Nacional Um

No paradigma actual da valorização inexorável das grandes vias de comunicação (quer físicas, como as auto-estradas, quer virtuais), existem espaços e momentos que continuam teimosamente a escapar ou, sejamos francos, aos quais é retirado protagonismo no fluxo de pessoas e mercadorias. Ainda assim, e considerando o desejo dos governos em construir mais e melhores infraestruturas de comunicação, as vias já existentes são frequentemente um repositório de características socioculturais específicas de uma região na medida em que acumulam já uma memória histórica, sustentada por várias décadas de funcionamento. As viagens, transacções, comércios, negócios e outras iniciativas que ali se desenrolam, rápidas, num qualquer restaurante de beira de estrada, na empresa de camionagem ou no armazém, e frequentemente em fugida para um qualquer outro local, reforçam a construção das ambiências pelos resquícios que ali são deixados nesses momentos.

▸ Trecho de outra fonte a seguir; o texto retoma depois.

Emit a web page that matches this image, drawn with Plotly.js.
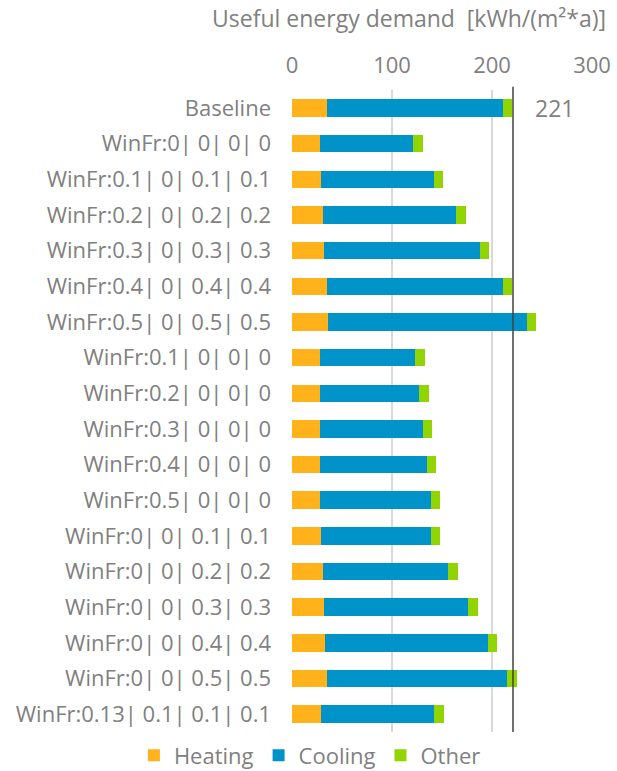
<!DOCTYPE html>
<html>
<head>
<meta charset="utf-8">
<script src="https://cdn.plot.ly/plotly-3.0.1.min.js"></script>
<style>html,body{margin:0;padding:0;background:#fff;}#chart{width:617px;height:771px;}</style>
</head>
<body>
<div id="chart"></div>
<script>
const categories = [
  "Baseline",
  "WinFr:0| 0| 0| 0",
  "WinFr:0.1| 0| 0.1| 0.1",
  "WinFr:0.2| 0| 0.2| 0.2",
  "WinFr:0.3| 0| 0.3| 0.3",
  "WinFr:0.4| 0| 0.4| 0.4",
  "WinFr:0.5| 0| 0.5| 0.5",
  "WinFr:0.1| 0| 0| 0",
  "WinFr:0.2| 0| 0| 0",
  "WinFr:0.3| 0| 0| 0",
  "WinFr:0.4| 0| 0| 0",
  "WinFr:0.5| 0| 0| 0",
  "WinFr:0| 0| 0.1| 0.1",
  "WinFr:0| 0| 0.2| 0.2",
  "WinFr:0| 0| 0.3| 0.3",
  "WinFr:0| 0| 0.4| 0.4",
  "WinFr:0| 0| 0.5| 0.5",
  "WinFr:0.13| 0.1| 0.1| 0.1"
];
const heating = [35, 28, 29, 31, 32, 35, 36, 28, 28, 28, 28, 28, 29, 31, 32, 33, 35, 29];
const cooling = [176, 93, 113, 133, 156, 176, 199, 95, 99, 103, 107, 111, 110, 125, 144, 163, 180, 113];
const other   = [9, 10, 9, 10, 9, 9, 9, 10, 10, 9, 9, 9, 9, 10, 10, 9, 10, 10];
const baselineTotal = 221;
const xTicks = [0, 100, 200, 300];

const font = {family: "Open Sans, Roboto, sans-serif", color: "#808080"};

const traces = [
  {name: "Heating", y: categories, x: heating, type: "bar", orientation: "h", marker: {color: "#FFB219"}},
  {name: "Cooling", y: categories, x: cooling, type: "bar", orientation: "h", marker: {color: "#0093C9"}},
  {name: "Other",   y: categories, x: other,   type: "bar", orientation: "h", marker: {color: "#92D400"}}
];

const layout = {
  width: 617, height: 771,
  barmode: "stack",
  bargap: 0.51,
  margin: {l: 292, r: 25, t: 90, b: 39, autoexpand: false},
  paper_bgcolor: "#fff", plot_bgcolor: "#fff",
  font: Object.assign({size: 22}, font),
  showlegend: true,
  title: {
    text: "Useful energy demand  [kWh/(m²*a)]",
    font: Object.assign({size: 23}, font),
    xref: "container", x: 0.663, xanchor: "center",
    yref: "container", y: 0.975, yanchor: "middle"
  },
  xaxis: {
    side: "top", range: [0, 300],
    tickvals: xTicks, ticktext: xTicks.map(String),
    showgrid: true, gridcolor: "#d9d9d9", gridwidth: 2,
    zeroline: false, showline: false,
    ticks: "", ticklabelstandoff: 12,
    tickfont: Object.assign({size: 22}, font),
    fixedrange: true
  },
  yaxis: {
    type: "category", autorange: "reversed",
    showgrid: false, zeroline: false, showline: false,
    ticks: "", ticklabelstandoff: 20,
    tickfont: Object.assign({size: 22}, font)
  },
  legend: {
    orientation: "h",
    xref: "paper", x: -0.527, xanchor: "left",
    yref: "paper", y: -0.004, yanchor: "top",
    font: Object.assign({size: 22}, font),
    itemwidth: 30, traceorder: "normal", tracegroupgap: 0
  },
  shapes: [{
    type: "line", xref: "x", yref: "paper",
    x0: baselineTotal, x1: baselineTotal, y0: 0, y1: 1.005,
    line: {color: "#404040", width: 1.5}
  }],
  annotations: [{
    x: baselineTotal, y: categories[0], xref: "x", yref: "y",
    text: String(baselineTotal), showarrow: false,
    xanchor: "left", xshift: 20,
    font: Object.assign({size: 23}, font)
  }]
};

Plotly.newPlot("chart", traces, layout, {displayModeBar: false, staticPlot: true});
</script>
</body>
</html>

A Estrada Nacional 1 (EN-1) ou, actualmente, Itinerário Complementar 2 (IC2), é uma dessas estradas. Construída no âmbito do Plano Rodoviário de 1945, representa o desejo da República Portuguesa em melhorar, então, os acessos entre as capitais de distrito. O trecho fotografado, entre Coimbra e Leiria, sempre de noite, e enquadrado na vida profissional do fotógrafo, na hora de regresso a casa, demonstra a heterogeneidade e identidade que ainda predomina nestas vias, em oposição às auto-estradas. Aquelas, linhas sem características próprias, onde o simulacro das estações de serviço é replicado a cada X quilómetros, e o único modo da população viajante identificar o trajecto e destino ao qual almeja é dado pelas placas, relembrando que, igualmente, só algumas saídas são permitidas.

Recentemente, o pavimento foi alvo de melhoramentos, dada a teimosia desta estrada e destas pessoas, anónimas, em preservar as suas actividades numa articulação local/global. Na noite, nas noites de viagem, continuam a circular as mesmas pessoas, os mesmos vultos e luzes, embora com menos frequência, ora para não pagar a portagem da auto-estrada, ora porque conduzir ali oferece mais estímulos visuais que permitem manter a atenção, diminuindo a sonolência, ora porque se há necessidades sexuais para cumprir existem estabelecimentos para tal, ora porque, é preciso dizê-lo, há que beber um Sumol de ananás com uma bifana quando a fome aperta, sendo certo que toda a gente sabe que as bombas da Galp em Pombal têm as melhores sopas e sandes.

A experimentação sistemática de uma estrada oferece, portanto, um conhecimento baseado na experiência que não só reforça a noção de que as vias secundárias ainda são necessárias para cumprir um papel que não se deve escamotear, mas também ilustra a maneira como o conceito de trabalho se modificou (em que as pessoas já frequentemente têm dois empregos em locais diferentes, estudam numa outra cidade que não a própria, ou procuram um item numa loja especializada que ali se instalou) e o carro é, ainda, algo entre o necessário e o prazenteiro para prosseguir com objectivos individuais.